Try to make it all the way to the Kitchen line after your quality third shot. However, make sure to move in a controlled manner, so you can remain well-balanced and react to the next shot. You should try to split step, or stop, before your opponents make contact with the pickleball. This will allow you to prepare for the next shot, as you should always expect your opponents to return the pickleball back to your side of the pickleball court. With that said, advanced pickleball players may be able to move from the baseline to the Non-Volley Zone line in a controlled manner on one quality third shot. However, many times, you may not be able to make it all the way to the Kitchen line if you are stopping and remaining under control prior to your opponents hitting the pickleball. This is okay. Use your split step, prepare for the next shot, and continue to work your way to the Non-Volley Zone line.
What to Do if You Hit a Poor Third Shot
Again, after you hit your third shot, you will want move in to the Kitchen line. However, you can only move in if you hit a quality third shot.
If you hit a poor third shot (for instance, a shot that sits high above the pickleball net, so that your opponents can be aggressive and hit down on the pickleball), you should likely play a bit more defensive pickleball and consider not moving into the Kitchen line. Rather, (1) communicate and warn your partner that you hit a poor third shot by shouting “Heads up!” or “Watch out!”; and (2) stop, or retreat a little and split step, and be in a position to play more neutral or defensive pickleball. By staying further back from the Non-Volley Zone after a poor third shot, you will have a little more time to react to the next shot—which will likely be strong shot by your opponents in light of your poor third shot. Try to reset the point and improve on your next shot. Then, if you hit a quality shot, continue to strive to move in to the Non-Volley Zone.
When Should You Move After Your Third Shot
Imagine your partner is preparing to hit the third shot. Taking the advice described above, when should you move into the Kitchen line?

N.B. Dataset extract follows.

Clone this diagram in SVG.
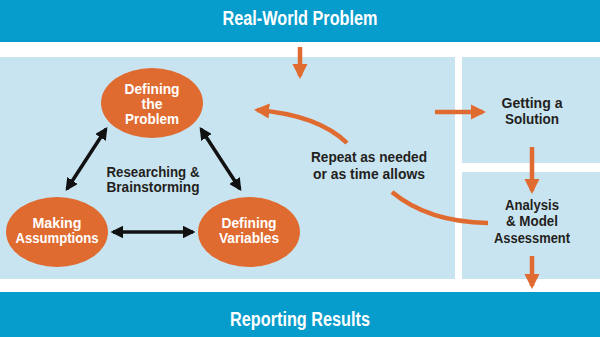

There are two schools of thought on how immediately you should start moving to the Non-Volley Zone line on your third shot.
- One school of thought believes that you should immediately move in to the Non-Volley Zone line as soon as you determine that your partner will hit the third shot. This gives you the most time to get to the Kitchen line, puts pressure on your opponents to hit a good return, and allows you to possibly do a “Shake and Bake” with your partner and generally take advantage of more opportunities to win a point. However, if your partner hits a poor third shot, then you could be in trouble. For instance, imagine your partner pops up the third shot straight into your opponents’ overhead—you will certainly be seeing a fastball straight at you, which will be tough to defend if you are already at the Kitchen line.
- The second school of thought is the “wait-and-see” approach. In this approach, you will wait until your partner hits the third shot, evaluate whether the shot is a quality or poor third shot, and then, if it is a quality third shot, immediately move in to the Non-Volley Zone line.
The school of thought that works for you probably depends on your and your partner’s level of play. For higher skill levels, you should be able to move in to the Kitchen line as soon as you determine who will hit the third shot. However, if your partner has a weak or unpredictable third shot, then it may be better to take the “wait-and-see” approach.
Bottom Line: After Your Third Shot, Move In to the Kitchen Line!
Remember, most points are won at the Non-Volley Zone line, so it is imperative that you work your way to the Non-Volley Zone line as soon as possible. So, after your third shot, move in! However, make sure you are moving in to the Kitchen line under control. Take advantage of the court when you or your partner hit a quality third shot, and be more cautious if you or your partner hit a poor third shot. And, remember to move in under control, so that you avoid moving while hitting the pickleball, which could result in unnecessary unforced errors.